Par un nouvel arrêt VIOCHE c/ PELOUX du 17 février 1977, la Cour de Cassation a confirmé que « la simple signification d’un jugement ne permet pas à l’huissier de prétendre à l’application d’un droit proportionnel, dès lors que le règlement du débiteur était intervenu avant que ne soit pratiquée une saisie-arrêt ».

En 2001 la Cour de Cassation a jugé que « (…) la signification d’actes simplement destinés à rendre indisponible le bien saisi n’a pas pour objet le recouvrement de la créance et ne permet pas la perception d’un droit proportionnel » (Cass. Civ. 2ème, 18/10/2001).

Dans un cas plus récent, et qui démontre que les décisions de la Cour de cassation ne sont pas suivies par tous les huissiers, un officier ministériel estimait qu’un droit proportionnel lui était dû sur une somme à recouvrer de l’ordre de 45.000 euros. À ce titre, il avait cru bon de facturer un droit proportionnel à son client.

Ce dernier a contesté l’application des dispositions de l’article 10 au motif que le paiement du débiteur était intervenu avant la signification du commandement de payer. Celui-ci ne pouvait donc matériellement avoir provoqué le paiement.

Pour l’huissier, le « droit » lui était dû au motif unique qu’un mandat d’encaissement lui avait été confié.

Le Tribunal a fait droit à la contestation du client en relevant, par, que « la seule signification de la décision ne permet pas à l’huissier de prétendre à l’application d’un droit proportionnel et que le règlement intervenu ne peut être la conséquence du commandement de payer, puisqu’il lui est antérieur ». (T. Com.

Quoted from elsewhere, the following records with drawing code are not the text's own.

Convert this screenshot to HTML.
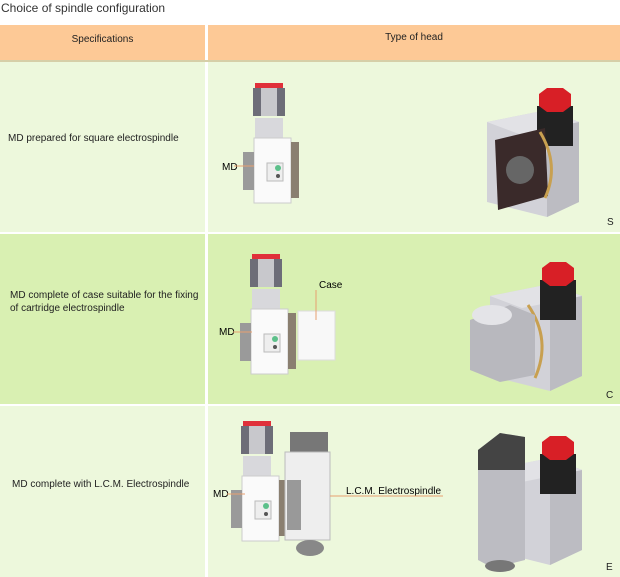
<!DOCTYPE html>
<html><head><meta charset="utf-8"><style>
body{margin:0;width:620px;height:577px;background:#fff;position:relative;overflow:hidden;font-family:"Liberation Sans",sans-serif;color:#222}
.a{position:absolute}
.t{font-size:10px;line-height:13px}
</style></head><body>
<div class="a" style="left:1px;top:1px;font-size:12px;color:#333">Choice of spindle configuration</div>
<div class="a" style="left:0;top:25px;width:205px;height:35px;background:#fdc996"></div>
<div class="a" style="left:208px;top:25px;width:412px;height:35px;background:#fdc996"></div>
<div class="a t" style="left:0;top:33px;width:205px;text-align:center">Specifications</div>
<div class="a t" style="left:208px;top:31px;width:412px;text-align:center">Type of head</div>
<div class="a" style="left:0;top:60px;width:620px;height:2px;background:#d6cfa8"></div>
<div class="a" style="left:0;top:62px;width:205px;height:170px;background:#edf8dc"></div>
<div class="a" style="left:208px;top:62px;width:412px;height:170px;background:#edf8dc"></div>
<div class="a" style="left:0;top:234px;width:205px;height:170px;background:#d9f0b2"></div>
<div class="a" style="left:208px;top:234px;width:412px;height:170px;background:#d9f0b2"></div>
<div class="a" style="left:0;top:406px;width:205px;height:171px;background:#edf8dc"></div>
<div class="a" style="left:208px;top:406px;width:412px;height:171px;background:#edf8dc"></div>
<div class="a t" style="left:8px;top:132px">MD prepared for square electrospindle</div>
<div class="a t" style="left:10px;top:289px">MD complete of case suitable for the fixing<br>of cartridge electrospindle</div>
<div class="a t" style="left:12px;top:478px">MD complete with L.C.M. Electrospindle</div>
<div class="a t" style="left:607px;top:216px">S</div>
<div class="a t" style="left:606px;top:389px">C</div>
<div class="a t" style="left:606px;top:561px">E</div>
<svg class="a" style="left:0;top:0" width="620" height="577">
<defs>
<g id="md">
<rect x="0" y="0" width="28" height="5" fill="#e0303a"/>
<rect x="-2" y="5" width="32" height="28" fill="#6d6d78"/>
<rect x="6" y="5" width="16" height="28" fill="#c8c8cc"/>
<rect x="0" y="35" width="28" height="20" fill="#d8d8dc"/>
<rect x="-1" y="55" width="37" height="65" fill="#fafafa" stroke="#ccc"/>
<rect x="-12" y="69" width="11" height="38" fill="#9a9a9a"/>
<rect x="36" y="59" width="8" height="56" fill="#8a7f70"/>
<rect x="12" y="80" width="16" height="18" fill="#eee" stroke="#bbb"/>
<circle cx="23" cy="85" r="3" fill="#5cc08a"/>
<circle cx="23" cy="93" r="2" fill="#555"/>
</g>
<g id="iso">
<polygon points="0,30 60,18 92,30 92,110 60,125 0,110" fill="#d2d2d8"/>
<polygon points="60,18 92,30 92,110 60,125" fill="#bcbcc2"/>
<polygon points="0,30 60,18 92,30 32,42" fill="#e2e2e6"/>
<rect x="50" y="14" width="36" height="40" fill="#222"/>
<polygon points="52,2 60,-4 76,-4 84,2 84,14 76,20 60,20 52,14" fill="#d81f26"/>
</g>
</defs>
<use href="#md" x="255" y="83"/>
<text x="222" y="170" font-size="10">MD</text>
<line x1="234" y1="166" x2="254" y2="166" stroke="#e8a070"/>
<use href="#iso" x="487" y="92"/>
<polygon points="495,140 545,128 548,196 498,210" fill="#3a2a2a"/>
<path d="M540,132 Q560,165 545,198" stroke="#c8a050" stroke-width="3" fill="none"/>
<circle cx="520" cy="170" r="14" fill="#666"/>
<use href="#md" x="252" y="254"/>
<rect x="298" y="311" width="37" height="49" fill="#f8f8f8" stroke="#ddd"/>
<text x="319" y="288" font-size="10">Case</text>
<line x1="316" y1="290" x2="316" y2="320" stroke="#e8a070"/>
<text x="219" y="335" font-size="10">MD</text>
<line x1="233" y1="332" x2="252" y2="332" stroke="#e8a070"/>
<use href="#iso" x="490" y="266"/>
<path d="M528,305 Q552,340 535,378" stroke="#c8a050" stroke-width="3" fill="none"/>
<polygon points="470,320 510,305 535,315 535,375 500,382 470,370" fill="#b8b8be"/>
<ellipse cx="492" cy="315" rx="20" ry="10" fill="#e4e4e8"/>
<use href="#md" x="243" y="421"/>
<rect x="290" y="432" width="38" height="20" fill="#777"/>
<rect x="285" y="452" width="45" height="88" fill="#eee" stroke="#bbb"/>
<rect x="287" y="480" width="14" height="50" fill="#999"/>
<ellipse cx="310" cy="548" rx="14" ry="8" fill="#888"/>
<text x="346" y="494" font-size="10">L.C.M. Electrospindle</text>
<line x1="330" y1="496" x2="443" y2="496" stroke="#e8a070"/>
<text x="213" y="497" font-size="10">MD</text>
<line x1="227" y1="494" x2="245" y2="494" stroke="#e8a070"/>
<use href="#iso" x="490" y="440"/>
<polygon points="478,450 500,433 525,437 525,560 493,568 478,560" fill="#bcbcc2"/>
<polygon points="478,450 500,433 525,437 525,470 478,470" fill="#444"/>
<ellipse cx="500" cy="566" rx="15" ry="6" fill="#777"/>
</svg>
</body></html>
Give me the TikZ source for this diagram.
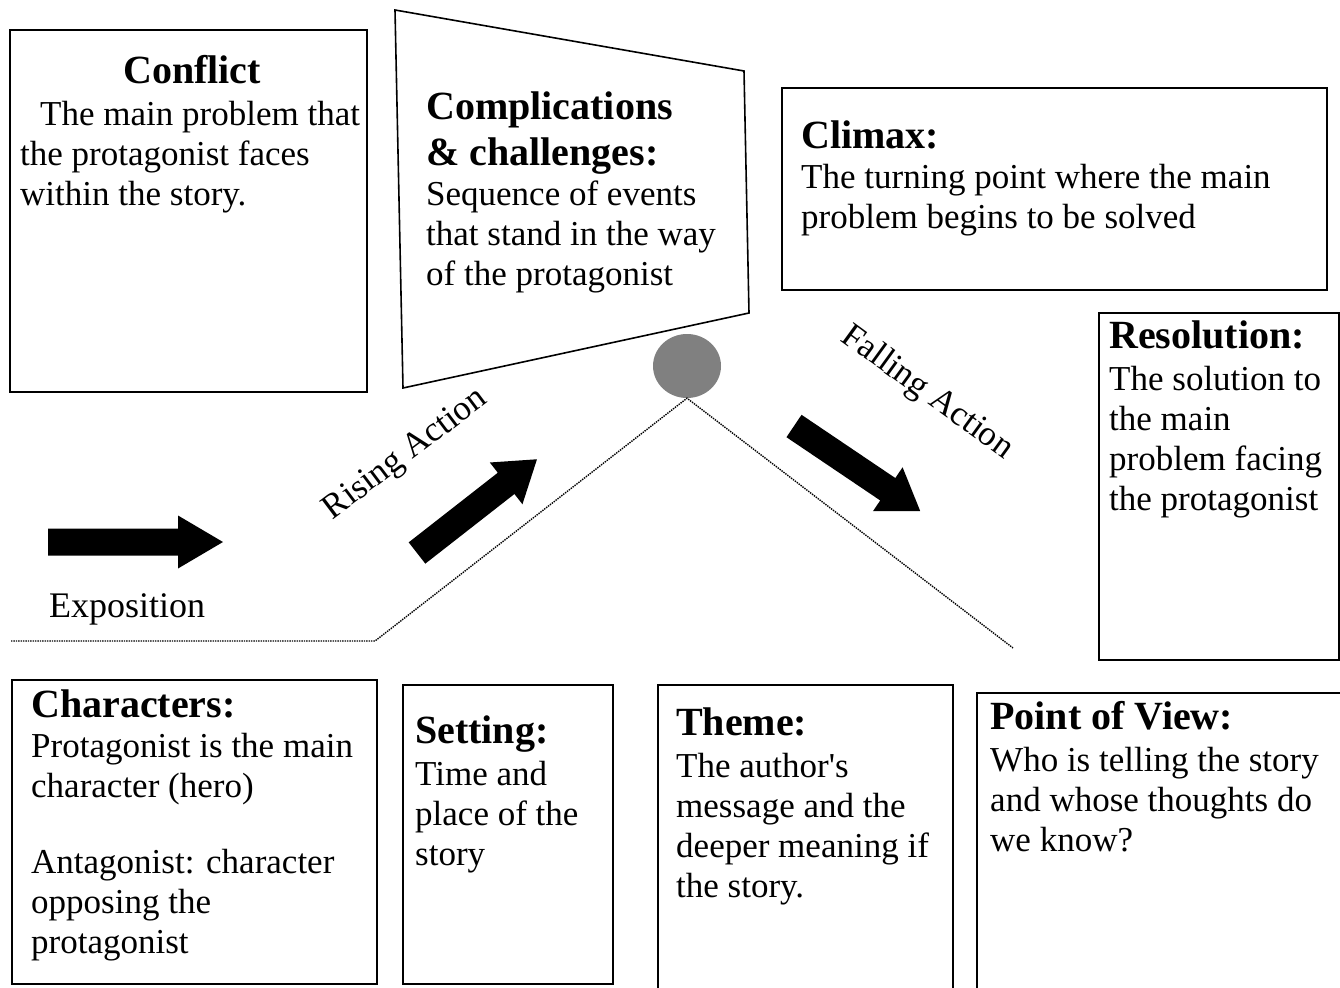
\documentclass[tikz,border=0pt]{standalone}
\usepackage{fontspec}
\setmainfont{Liberation Serif}
\usetikzlibrary{shapes.geometric}

\newcommand{\headtxt}[1]{{\fontsize{40}{46}\selectfont\bfseries #1}}

\tikzset{
  fatarrow/.pic={
    \fill (0,-13.5) -- (130,-13.5) -- (130,-26.5) -- (175,0) -- (130,26.5) -- (130,13.5) -- (0,13.5) -- cycle;
  }
}

\begin{document}
\begin{tikzpicture}[x=1pt,y=-1pt,
    box/.style={draw,line width=1.6pt,rectangle,anchor=north west,inner sep=0pt},
    txt/.style={anchor=north west,align=left,inner sep=0pt,font=\fontsize{35}{40}\selectfont},
    plotline/.style={densely dotted,line width=1.4pt},
    peak/.style={ellipse,fill=gray,inner sep=0pt,minimum width=68pt,minimum height=64pt}]
  \useasboundingbox (0,0) rectangle (1340,987);
  \clip (0,0) rectangle (1340,987);

  % plot line
  \node[peak] (climaxpt) at (687,366) {};
  \coordinate (start) at (11,641);
  \coordinate (base) at (375,641);
  \coordinate (finish) at (1013,648);
  \draw[plotline] (start) -- (base) -- (climaxpt.south) -- (finish);

  % top row
  \node[box,minimum width=357pt,minimum height=362pt] (conflict) at (9,29) {};
  \node[anchor=base,inner sep=0pt] (conflicthead) at (192,84) {\headtxt{Conflict}};
  \node[txt] (conflicttxt) at (20,101) {\hspace*{20pt}The main problem that\\the protagonist faces\\within the story.};

  \draw[line width=1.6pt] (395,10) -- (744,71) -- (749,313) -- (403,388) -- cycle;
  \node[txt] (complictxt) at (426,92) {\headtxt{Complications}\\[6pt]\headtxt{\& challenges:}\\Sequence of events\\that stand in the way\\of the protagonist};

  \node[box,minimum width=545pt,minimum height=202pt] (climax) at (781,87) {};
  \node[txt] (climaxtxt) at (801,121) {\headtxt{Climax:}\\The turning point where the main\\problem begins to be solved};

  \node[box,minimum width=240pt,minimum height=347pt] (resolution) at (1098,312) {};
  \node[txt] (resoltxt) at (1109,321) {\headtxt{Resolution:}\\[2pt]The solution to\\the main\\problem facing\\the protagonist};

  % arrows and labels
  \pic at (48,542) {fatarrow};
  \pic[rotate=38,xscale=0.87] at (417,553) {fatarrow};
  \pic[rotate=-34,xscale=0.87] at (794,426) {fatarrow};
  \node[anchor=base west,inner sep=0pt,font=\fontsize{36}{40}\selectfont] (expo) at (49,617) {Exposition};
  \node[rotate=37,inner sep=0pt,font=\fontsize{35}{40}\selectfont] (rising) at (406,455) {Rising Action};
  \node[rotate=-36,inner sep=0pt,font=\fontsize{35}{40}\selectfont] (falling) at (927,393) {Falling Action};

  % bottom row
  \node[box,minimum width=365pt,minimum height=304pt] (characters) at (11,679) {};
  \node[txt] (chartxt) at (31,690) {\headtxt{Characters:}\\Protagonist is the main\\character (hero)\\[36pt]Antagonist: character\\opposing the\\protagonist};

  \node[box,minimum width=210pt,minimum height=299pt] (setting) at (402,684) {};
  \node[txt] (settxt) at (415,716) {\headtxt{Setting:}\\[2pt]Time and\\place of the\\story};

  \node[box,minimum width=295pt,minimum height=330pt] (theme) at (657,684) {};
  \node[txt] (themetxt) at (676,708) {\headtxt{Theme:}\\[2pt]The author\textquotesingle s\\message and the\\deeper meaning if\\the story.};

  \node[box,minimum width=380pt,minimum height=330pt] (pov) at (976,692) {};
  \node[txt] (povtxt) at (990,701) {\headtxt{Point of View:}\\[2pt]Who is telling the story\\and whose thoughts do\\we know?};
\end{tikzpicture}
\end{document}
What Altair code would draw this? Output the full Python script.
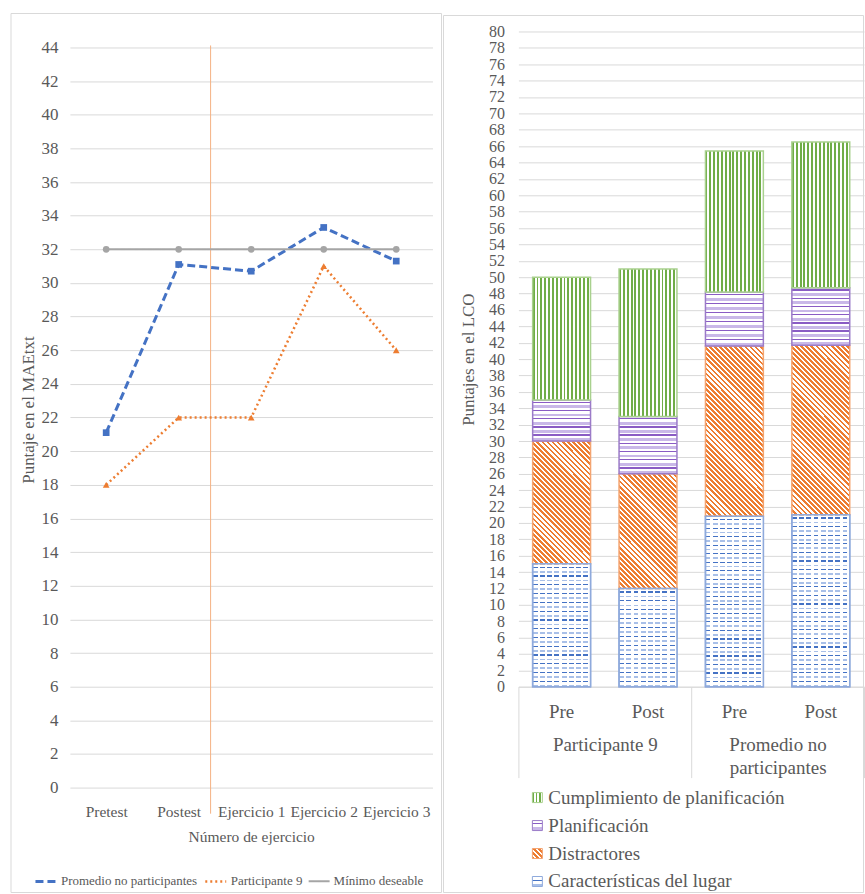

Grasse, 20 septembre 2010).

D’où, tout l’intérêt de vérifier les factures d’huissiers qui comportent systématiquement l’article 10 et alors même que les sommes réclamées ne sont pas toujours dues.

Cet article n’a pas pour ambition de traiter de « valeur équivalente » mais simplement de faire prendre conscience qu’il est possible d’économiser des frais indûment perçus par certains huissiers.